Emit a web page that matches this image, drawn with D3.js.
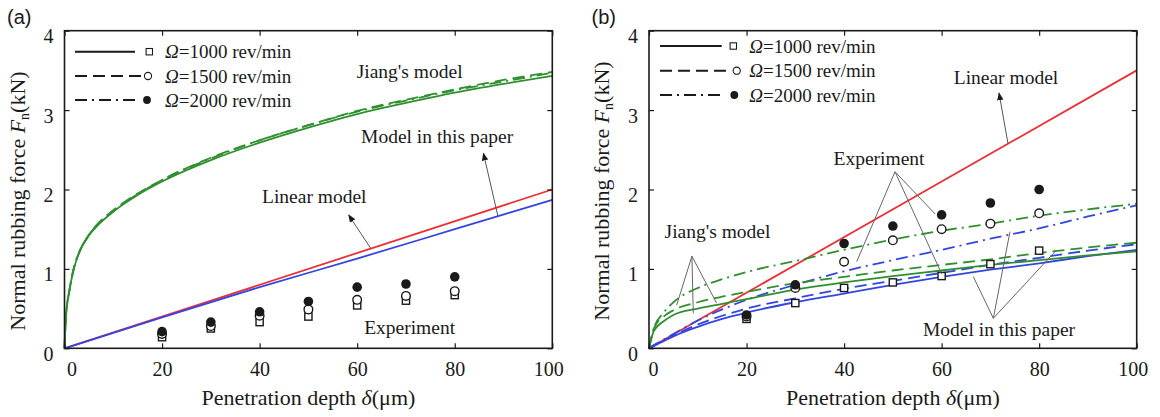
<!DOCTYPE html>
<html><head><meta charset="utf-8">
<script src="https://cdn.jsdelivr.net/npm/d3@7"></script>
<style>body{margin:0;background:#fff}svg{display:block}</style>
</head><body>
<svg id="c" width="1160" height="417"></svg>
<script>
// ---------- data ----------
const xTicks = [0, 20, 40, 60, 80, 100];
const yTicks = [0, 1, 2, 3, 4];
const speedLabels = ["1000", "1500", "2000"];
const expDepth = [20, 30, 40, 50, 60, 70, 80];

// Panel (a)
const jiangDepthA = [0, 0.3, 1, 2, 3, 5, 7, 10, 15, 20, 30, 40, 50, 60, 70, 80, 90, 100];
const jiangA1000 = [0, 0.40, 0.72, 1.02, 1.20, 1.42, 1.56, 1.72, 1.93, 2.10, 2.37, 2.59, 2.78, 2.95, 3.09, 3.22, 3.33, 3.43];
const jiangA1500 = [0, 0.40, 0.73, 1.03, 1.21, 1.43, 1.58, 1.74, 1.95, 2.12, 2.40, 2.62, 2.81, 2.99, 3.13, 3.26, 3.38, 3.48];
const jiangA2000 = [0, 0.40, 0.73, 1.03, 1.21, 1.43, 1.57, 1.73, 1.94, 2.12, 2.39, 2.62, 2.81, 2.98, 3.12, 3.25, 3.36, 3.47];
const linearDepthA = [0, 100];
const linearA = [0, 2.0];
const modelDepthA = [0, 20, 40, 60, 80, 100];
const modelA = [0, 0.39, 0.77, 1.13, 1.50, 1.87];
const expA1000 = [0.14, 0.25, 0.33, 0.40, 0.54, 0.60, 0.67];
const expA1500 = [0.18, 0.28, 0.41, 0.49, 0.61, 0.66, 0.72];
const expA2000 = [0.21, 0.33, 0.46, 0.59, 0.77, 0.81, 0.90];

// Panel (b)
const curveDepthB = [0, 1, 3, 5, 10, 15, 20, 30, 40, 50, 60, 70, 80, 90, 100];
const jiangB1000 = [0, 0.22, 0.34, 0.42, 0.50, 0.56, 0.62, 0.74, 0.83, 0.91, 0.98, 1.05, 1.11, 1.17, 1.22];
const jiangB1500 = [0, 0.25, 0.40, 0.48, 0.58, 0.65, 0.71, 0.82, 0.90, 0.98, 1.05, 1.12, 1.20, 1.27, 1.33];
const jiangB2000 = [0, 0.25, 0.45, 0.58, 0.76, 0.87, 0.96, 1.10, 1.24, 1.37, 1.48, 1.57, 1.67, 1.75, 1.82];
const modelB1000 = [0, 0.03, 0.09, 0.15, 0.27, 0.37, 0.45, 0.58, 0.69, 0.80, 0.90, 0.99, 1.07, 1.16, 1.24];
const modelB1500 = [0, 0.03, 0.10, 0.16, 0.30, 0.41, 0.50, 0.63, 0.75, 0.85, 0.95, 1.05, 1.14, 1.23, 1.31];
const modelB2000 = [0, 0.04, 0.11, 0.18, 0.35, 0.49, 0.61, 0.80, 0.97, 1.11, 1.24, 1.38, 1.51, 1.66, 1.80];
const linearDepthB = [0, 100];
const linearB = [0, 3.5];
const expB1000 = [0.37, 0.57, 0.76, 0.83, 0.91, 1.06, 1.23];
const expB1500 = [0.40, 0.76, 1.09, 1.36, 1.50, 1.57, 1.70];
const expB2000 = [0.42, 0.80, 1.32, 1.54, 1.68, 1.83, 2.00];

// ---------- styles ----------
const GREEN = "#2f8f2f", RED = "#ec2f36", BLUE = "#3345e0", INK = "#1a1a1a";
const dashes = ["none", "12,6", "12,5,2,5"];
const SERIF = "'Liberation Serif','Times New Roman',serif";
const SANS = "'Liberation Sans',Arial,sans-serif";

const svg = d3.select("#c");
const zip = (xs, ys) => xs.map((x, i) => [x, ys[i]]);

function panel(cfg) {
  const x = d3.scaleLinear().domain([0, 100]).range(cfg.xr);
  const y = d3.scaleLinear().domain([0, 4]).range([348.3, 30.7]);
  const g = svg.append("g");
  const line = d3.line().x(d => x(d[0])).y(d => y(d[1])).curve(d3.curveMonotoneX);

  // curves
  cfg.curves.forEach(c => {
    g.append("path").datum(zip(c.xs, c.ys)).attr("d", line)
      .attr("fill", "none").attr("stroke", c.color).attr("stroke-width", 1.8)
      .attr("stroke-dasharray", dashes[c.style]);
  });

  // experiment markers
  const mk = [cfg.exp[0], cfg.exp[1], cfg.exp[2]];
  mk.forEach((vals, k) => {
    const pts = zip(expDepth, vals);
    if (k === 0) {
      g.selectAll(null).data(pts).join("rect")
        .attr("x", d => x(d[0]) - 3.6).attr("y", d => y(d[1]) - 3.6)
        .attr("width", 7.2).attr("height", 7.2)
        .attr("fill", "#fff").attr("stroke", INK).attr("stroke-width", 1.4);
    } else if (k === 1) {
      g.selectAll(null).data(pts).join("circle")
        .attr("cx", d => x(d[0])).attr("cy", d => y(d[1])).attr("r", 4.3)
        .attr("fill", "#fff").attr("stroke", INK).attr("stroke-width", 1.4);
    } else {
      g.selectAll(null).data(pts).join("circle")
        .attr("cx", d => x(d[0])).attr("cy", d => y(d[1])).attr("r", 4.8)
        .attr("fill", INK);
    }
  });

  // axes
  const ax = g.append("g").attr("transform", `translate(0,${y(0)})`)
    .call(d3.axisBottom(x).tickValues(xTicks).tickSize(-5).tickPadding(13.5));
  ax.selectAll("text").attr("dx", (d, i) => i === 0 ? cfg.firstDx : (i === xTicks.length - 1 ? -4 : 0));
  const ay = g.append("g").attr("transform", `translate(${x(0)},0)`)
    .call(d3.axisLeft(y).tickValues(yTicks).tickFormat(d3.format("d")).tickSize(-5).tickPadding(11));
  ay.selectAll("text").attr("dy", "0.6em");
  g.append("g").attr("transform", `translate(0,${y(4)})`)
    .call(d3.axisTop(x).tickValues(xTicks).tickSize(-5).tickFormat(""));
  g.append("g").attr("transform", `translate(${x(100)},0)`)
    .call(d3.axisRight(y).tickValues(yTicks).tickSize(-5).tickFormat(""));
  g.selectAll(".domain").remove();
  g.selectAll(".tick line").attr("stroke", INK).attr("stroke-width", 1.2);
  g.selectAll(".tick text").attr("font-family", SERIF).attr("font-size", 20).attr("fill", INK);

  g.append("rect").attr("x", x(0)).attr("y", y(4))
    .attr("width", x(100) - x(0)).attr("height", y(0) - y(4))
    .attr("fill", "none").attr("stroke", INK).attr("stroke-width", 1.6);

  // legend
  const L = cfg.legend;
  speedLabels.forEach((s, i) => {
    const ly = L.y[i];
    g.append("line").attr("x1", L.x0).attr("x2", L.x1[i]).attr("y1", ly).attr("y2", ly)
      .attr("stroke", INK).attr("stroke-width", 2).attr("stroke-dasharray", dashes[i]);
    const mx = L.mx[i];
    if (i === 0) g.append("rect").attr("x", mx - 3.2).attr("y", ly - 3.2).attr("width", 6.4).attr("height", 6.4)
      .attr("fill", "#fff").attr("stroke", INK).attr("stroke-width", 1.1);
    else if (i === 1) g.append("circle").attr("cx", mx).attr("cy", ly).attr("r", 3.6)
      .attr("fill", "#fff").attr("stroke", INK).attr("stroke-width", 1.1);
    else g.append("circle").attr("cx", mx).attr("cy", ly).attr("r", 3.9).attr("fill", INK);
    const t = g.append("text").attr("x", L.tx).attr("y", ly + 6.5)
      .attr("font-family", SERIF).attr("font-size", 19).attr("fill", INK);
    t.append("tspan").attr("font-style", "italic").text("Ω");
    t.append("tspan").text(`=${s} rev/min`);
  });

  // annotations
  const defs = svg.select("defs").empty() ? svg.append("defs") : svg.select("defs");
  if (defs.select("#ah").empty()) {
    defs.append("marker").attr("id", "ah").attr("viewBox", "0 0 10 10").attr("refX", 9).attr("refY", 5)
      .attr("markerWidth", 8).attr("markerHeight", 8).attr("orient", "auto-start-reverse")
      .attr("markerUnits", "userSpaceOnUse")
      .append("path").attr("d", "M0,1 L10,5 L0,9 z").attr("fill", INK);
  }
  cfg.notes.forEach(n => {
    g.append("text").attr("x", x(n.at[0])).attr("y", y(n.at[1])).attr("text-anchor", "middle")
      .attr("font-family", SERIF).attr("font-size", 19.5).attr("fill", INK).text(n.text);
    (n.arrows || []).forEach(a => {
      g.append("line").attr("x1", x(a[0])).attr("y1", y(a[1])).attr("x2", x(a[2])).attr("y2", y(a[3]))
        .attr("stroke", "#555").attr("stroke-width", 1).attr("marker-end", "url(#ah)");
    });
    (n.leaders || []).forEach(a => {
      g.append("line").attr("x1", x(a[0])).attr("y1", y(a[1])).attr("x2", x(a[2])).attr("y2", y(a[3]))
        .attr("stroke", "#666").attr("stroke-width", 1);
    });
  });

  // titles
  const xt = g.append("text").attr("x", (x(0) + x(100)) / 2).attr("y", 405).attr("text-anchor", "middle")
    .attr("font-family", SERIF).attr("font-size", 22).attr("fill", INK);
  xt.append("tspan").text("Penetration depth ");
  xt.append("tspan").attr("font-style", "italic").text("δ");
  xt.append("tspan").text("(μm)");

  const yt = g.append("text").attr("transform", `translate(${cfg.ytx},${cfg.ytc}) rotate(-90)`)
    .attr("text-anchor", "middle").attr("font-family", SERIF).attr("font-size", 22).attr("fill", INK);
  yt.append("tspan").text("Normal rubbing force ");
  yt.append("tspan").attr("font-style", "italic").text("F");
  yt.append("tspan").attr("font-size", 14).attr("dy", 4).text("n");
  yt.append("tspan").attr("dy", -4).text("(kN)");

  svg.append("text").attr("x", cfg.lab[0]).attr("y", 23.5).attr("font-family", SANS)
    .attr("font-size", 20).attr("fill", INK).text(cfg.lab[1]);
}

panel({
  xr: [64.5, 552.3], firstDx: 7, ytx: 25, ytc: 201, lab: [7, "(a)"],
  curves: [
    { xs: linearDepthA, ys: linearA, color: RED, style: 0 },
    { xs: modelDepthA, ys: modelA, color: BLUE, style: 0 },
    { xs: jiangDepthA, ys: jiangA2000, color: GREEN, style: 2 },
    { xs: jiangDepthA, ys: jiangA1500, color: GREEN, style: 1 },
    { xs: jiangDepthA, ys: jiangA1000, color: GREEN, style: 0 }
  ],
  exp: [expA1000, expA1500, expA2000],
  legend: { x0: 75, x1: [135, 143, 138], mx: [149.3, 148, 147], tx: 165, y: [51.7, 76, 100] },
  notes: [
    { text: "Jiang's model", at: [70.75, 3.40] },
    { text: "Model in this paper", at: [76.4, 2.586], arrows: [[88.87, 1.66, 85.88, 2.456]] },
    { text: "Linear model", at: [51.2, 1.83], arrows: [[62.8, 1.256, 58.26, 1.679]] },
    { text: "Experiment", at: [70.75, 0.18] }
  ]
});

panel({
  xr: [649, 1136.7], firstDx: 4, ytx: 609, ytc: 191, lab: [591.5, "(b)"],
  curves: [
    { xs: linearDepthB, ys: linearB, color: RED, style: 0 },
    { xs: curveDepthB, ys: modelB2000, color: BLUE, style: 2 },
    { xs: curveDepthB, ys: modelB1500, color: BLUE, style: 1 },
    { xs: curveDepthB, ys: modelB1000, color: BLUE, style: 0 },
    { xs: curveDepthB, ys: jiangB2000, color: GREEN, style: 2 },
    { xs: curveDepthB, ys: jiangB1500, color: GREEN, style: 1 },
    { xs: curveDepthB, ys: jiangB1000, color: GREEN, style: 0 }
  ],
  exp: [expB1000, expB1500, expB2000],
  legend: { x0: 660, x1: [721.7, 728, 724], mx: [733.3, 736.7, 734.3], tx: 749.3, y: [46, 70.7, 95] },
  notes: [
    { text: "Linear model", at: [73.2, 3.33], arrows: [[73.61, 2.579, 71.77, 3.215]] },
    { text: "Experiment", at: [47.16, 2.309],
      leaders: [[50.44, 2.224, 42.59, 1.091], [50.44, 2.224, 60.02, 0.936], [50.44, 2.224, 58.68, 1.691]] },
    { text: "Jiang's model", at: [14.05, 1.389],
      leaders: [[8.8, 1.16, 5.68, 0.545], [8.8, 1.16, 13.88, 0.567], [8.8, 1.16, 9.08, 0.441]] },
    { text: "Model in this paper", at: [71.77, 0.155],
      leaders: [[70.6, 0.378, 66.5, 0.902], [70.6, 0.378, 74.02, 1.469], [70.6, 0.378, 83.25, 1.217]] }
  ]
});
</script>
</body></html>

#####

◆ **Stated exercise**:
Everything from the first line of the listing above through the line that contains "const expA2000 = [0.21, 0.33, 0.46, 0.59, 0.77, 0.81, 0.90];" is to be restated word for word, minus the pictures.

◆ **Output of the task**:
Emit a web page that matches this image, drawn with D3.js.
<!DOCTYPE html>
<html><head><meta charset="utf-8">
<script src="https://cdn.jsdelivr.net/npm/d3@7"></script>
<style>body{margin:0;background:#fff}svg{display:block}</style>
</head><body>
<svg id="c" width="1160" height="417"></svg>
<script>
// ---------- data ----------
const xTicks = [0, 20, 40, 60, 80, 100];
const yTicks = [0, 1, 2, 3, 4];
const speedLabels = ["1000", "1500", "2000"];
const expDepth = [20, 30, 40, 50, 60, 70, 80];

// Panel (a)
const jiangDepthA = [0, 0.3, 1, 2, 3, 5, 7, 10, 15, 20, 30, 40, 50, 60, 70, 80, 90, 100];
const jiangA1000 = [0, 0.40, 0.72, 1.02, 1.20, 1.42, 1.56, 1.72, 1.93, 2.10, 2.37, 2.59, 2.78, 2.95, 3.09, 3.22, 3.33, 3.43];
const jiangA1500 = [0, 0.40, 0.73, 1.03, 1.21, 1.43, 1.58, 1.74, 1.95, 2.12, 2.40, 2.62, 2.81, 2.99, 3.13, 3.26, 3.38, 3.48];
const jiangA2000 = [0, 0.40, 0.73, 1.03, 1.21, 1.43, 1.57, 1.73, 1.94, 2.12, 2.39, 2.62, 2.81, 2.98, 3.12, 3.25, 3.36, 3.47];
const linearDepthA = [0, 100];
const linearA = [0, 2.0];
const modelDepthA = [0, 20, 40, 60, 80, 100];
const modelA = [0, 0.39, 0.77, 1.13, 1.50, 1.87];
const expA1000 = [0.14, 0.25, 0.33, 0.40, 0.54, 0.60, 0.67];
const expA1500 = [0.18, 0.28, 0.41, 0.49, 0.61, 0.66, 0.72];
const expA2000 = [0.21, 0.33, 0.46, 0.59, 0.77, 0.81, 0.90];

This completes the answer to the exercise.